Everyone is one wrong purchase away from disaster. Which is to say, everyone has a wardrobe, and everyone’s wardrobe has a limit. Everyone has one item— or class of item— that would test that limit.
Everyone is teetering on the edge of something; and this one item would tip you so hard into that something that you would look like one of those Social Stereotypes that used to be in the Telegraph in the nineties. It would, as Kate and I are fond of saying, be too literal.
What’s crucial is that this item is something you long to purchase; the kind of thing you look at and know in your heart that it is your style. You must be drawn to items of this kind over and over again. It isn’t that you wouldn’t look outstanding in this item. It isn’t that it wouldn’t work. It’s that it would work too well. You would become the living embodiment of the idea.
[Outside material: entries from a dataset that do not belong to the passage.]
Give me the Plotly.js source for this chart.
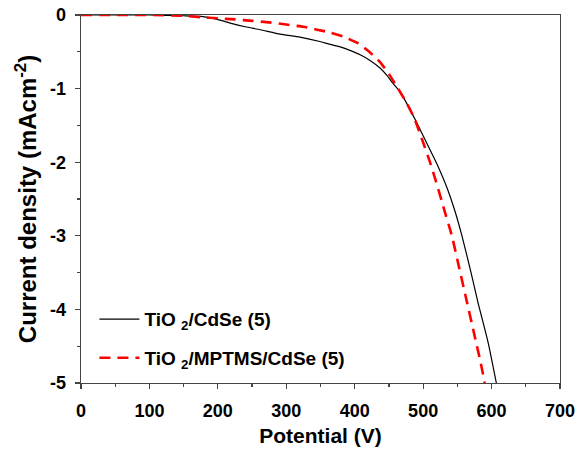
<!DOCTYPE html>
<html>
<head>
<meta charset="utf-8">
<script src="https://cdn.plot.ly/plotly-3.0.1.min.js"></script>
<style>html,body{margin:0;padding:0;background:#fff;}#chart{width:582px;height:449px;}</style>
</head>
<body>
<div id="chart"></div>
<script>
// TiO2/CdSe (5) — solid black
const cdseV = [0, 50, 100, 150, 175, 203, 218, 240, 262, 291, 320, 349, 364, 378, 393, 408, 423, 437, 447, 456, 465, 473, 480, 490, 500, 510, 520, 535, 547, 557, 570, 580, 595, 607];
const cdseJ = [0, 0, 0, -0.01, -0.02, -0.07, -0.11, -0.16, -0.20, -0.26, -0.30, -0.36, -0.40, -0.43, -0.48, -0.54, -0.62, -0.72, -0.82, -0.93, -1.03, -1.15, -1.27, -1.45, -1.64, -1.83, -2.02, -2.35, -2.68, -3.01, -3.5, -3.9, -4.45, -5.0];
// TiO2/MPTMS/CdSe (5) — dashed red
const mptmsV = [0, 50, 100, 150, 175, 200, 225, 250, 275, 300, 325, 345, 365, 385, 404, 420, 437, 450, 462, 475, 487, 498, 510, 520, 530, 542, 553, 564, 575, 584, 590];
const mptmsJ = [0, 0, 0, -0.01, -0.03, -0.045, -0.06, -0.08, -0.10, -0.13, -0.16, -0.20, -0.24, -0.30, -0.38, -0.49, -0.64, -0.80, -0.98, -1.18, -1.40, -1.68, -2.0, -2.3, -2.62, -3.0, -3.45, -3.9, -4.35, -4.72, -5.0];

const seriesNames = ['<b>TiO <sub>2</sub>/CdSe (5)</b>', '<b>TiO <sub>2</sub>/MPTMS/CdSe (5)</b>'];
const xTickVals = [0, 100, 200, 300, 400, 500, 600, 700];
const xTickText = ['0', '100', '200', '300', '400', '500', '600', '700'];
const yTickVals = [0, -1, -2, -3, -4, -5];
const yTickText = ['0', '-1', '-2', '-3', '-4', '-5'];

const fontFam = 'Liberation Sans, Arial, sans-serif';
const bold = arr => arr.map(t => '<b>' + t + '</b>');

const traces = [
  {x: cdseV, y: cdseJ, name: seriesNames[0], legendgroup: 'a', type: 'scatter', mode: 'lines',
   line: {color: '#000000', width: 1.2, shape: 'spline', smoothing: 0.5}},
  {x: mptmsV, y: mptmsJ, name: seriesNames[1], legendgroup: 'b', type: 'scatter', mode: 'lines',
   line: {color: '#ff0000', width: 2.6, dash: '11px,7px', shape: 'spline', smoothing: 0.5}}
];

const layout = {
  width: 582, height: 449,
  margin: {l: 81, r: 22, t: 15, b: 66},
  paper_bgcolor: '#ffffff', plot_bgcolor: '#ffffff',
  font: {family: fontFam, size: 15, color: '#000'},
  showlegend: true,
  legend: {x: 0.028, y: 0.225, xanchor: 'left', yanchor: 'top', bgcolor: 'rgba(0,0,0,0)',
           font: {family: fontFam, size: 19, color: '#000'}, itemwidth: 40, tracegroupgap: 11},
  xaxis: {
    range: [0, 700], tickvals: xTickVals, ticktext: bold(xTickText), showgrid: false, zeroline: false,
    showline: true, linecolor: '#444', linewidth: 1.3, mirror: true,
    ticks: 'outside', ticklen: 5, tickwidth: 1.2, tickcolor: '#444', ticklabelstandoff: 6,
    minor: {dtick: 50, ticks: 'outside', ticklen: 3, tickcolor: '#444', showgrid: false},
    tickfont: {family: fontFam, size: 18, color: '#000', weight: 700},
    title: {text: '<b>Potential (V)</b>', font: {family: fontFam, size: 21, color: '#000'}, standoff: 8}
  },
  yaxis: {
    range: [-5, 0], tickvals: yTickVals, ticktext: bold(yTickText), showgrid: false, zeroline: false,
    showline: true, linecolor: '#444', linewidth: 1.3, mirror: true,
    ticks: 'outside', ticklen: 5, tickwidth: 1.2, tickcolor: '#444', ticklabelstandoff: 5,
    minor: {dtick: 0.5, ticks: 'outside', ticklen: 3, tickcolor: '#444', showgrid: false},
    tickfont: {family: fontFam, size: 18, color: '#000', weight: 700},
    title: {text: '<b>Current density (mAcm<sup>-2</sup>)</b>', font: {family: fontFam, size: 24, color: '#000'}, standoff: 6}
  }
};

Plotly.newPlot('chart', traces, layout, {displayModeBar: false, staticPlot: true});
</script>
</body>
</html>
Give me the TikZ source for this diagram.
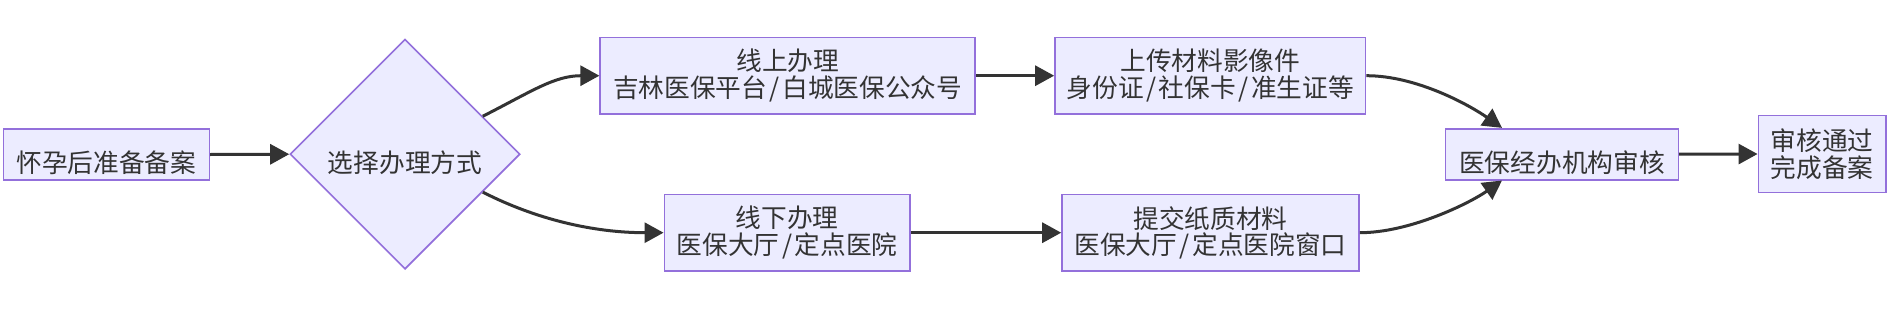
\documentclass[tikz,border=0pt]{standalone}
\usepackage{fontspec}
\newfontfamily\cjk{Noto Sans CJK SC}
\usetikzlibrary{arrows.meta,shapes.geometric}
\definecolor{nodefill}{HTML}{ECECFF}
\definecolor{nodeborder}{HTML}{9370DB}
\definecolor{ink}{HTML}{333333}
\newcommand{\slsep}{\kern2.5pt/\kern2.5pt}
\tikzset{
  boxbase/.style={draw=nodeborder, fill=nodefill, line width=1.6pt, text=ink,
    font={\cjk\fontsize{25.7pt}{26.6pt}\selectfont}, align=center, inner sep=0pt},
  box/.style={boxbase, rectangle, minimum height=76.7pt},
  onebox/.style={boxbase, rectangle, minimum height=51pt, text height=35.6pt, text depth=0pt},
  decision/.style={boxbase, diamond, aspect=1, minimum width=230pt, minimum height=230pt,
    text height=35.6pt, text depth=0pt},
  flow/.style={draw=ink, line width=3pt, -{Triangle[length=19pt,width=20pt]}},
}
\begin{document}
\begin{tikzpicture}[x=1pt,y=1pt]
\useasboundingbox (0,0) rectangle (1895,-324);
\node[onebox, minimum width=206pt] (a) at (106.3,-154.5) {怀孕后准备备案};
\node[decision] (b) at (405,-154.2) {选择办理方式};
\node[box, minimum width=375pt] (c) at (787.7,-75.7) {线上办理\\吉林医保平台\slsep 白城医保公众号};
\node[box, minimum width=245.7pt] (d) at (787.2,-232.7) {线下办理\\医保大厅\slsep 定点医院};
\node[box, minimum width=310.7pt] (e) at (1210.3,-75.7) {上传材料影像件\\身份证\slsep 社保卡\slsep 准生证等};
\node[box, minimum width=297pt] (f) at (1210.5,-232.7) {提交纸质材料\\医保大厅\slsep 定点医院窗口};
\node[onebox, minimum width=232.7pt] (g) at (1562,-154.2) {医保经办机构审核};
\node[box, minimum width=127.7pt] (h) at (1822.2,-154) {审核通过\\完成备案};
\draw[flow] (a.east) -- (b.west);
\draw[flow] (b.26) .. controls +(27:55) and +(-45,0) .. (c.west);
\draw[flow] (b.-26) .. controls +(-27:60) and +(-70,0) .. (d.west);
\draw[flow] (c.east) -- (e.west);
\draw[flow] (d.east) -- (f.west);
\draw[flow] (e.east) .. controls +(50,0) and +(145:40) .. ([xshift=-60pt]g.north);
\draw[flow] (f.east) .. controls +(50,0) and +(215:40) .. ([xshift=-60pt]g.south);
\draw[flow] (g.east) -- (h.west);
\end{tikzpicture}
\end{document}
Most women, for instance, are one pair of jaunty tights away from teaching art at the gnome school. Rich, who loves black jeans and ancient band t-shirts, is teetering on Mall Goth if he wears the wrong shoes. My friend Sam cannot wear a polo shirt lest he become Head Boy Here To Help. My sister Floss, an incredibly elegant and stylish person, is nonetheless frequently but a humble flatcap away from “being Eminem”; and my dad is one wrong Panama hat away from looking like a colonial overseer. (The man loves a linen suit!)
My personal version of this is the Ageing China Doll.
When I was a kid I was obsessed with china dolls. (Add this to the “miniature orange juice” from last week, and a picture emerges, doesn’t it?)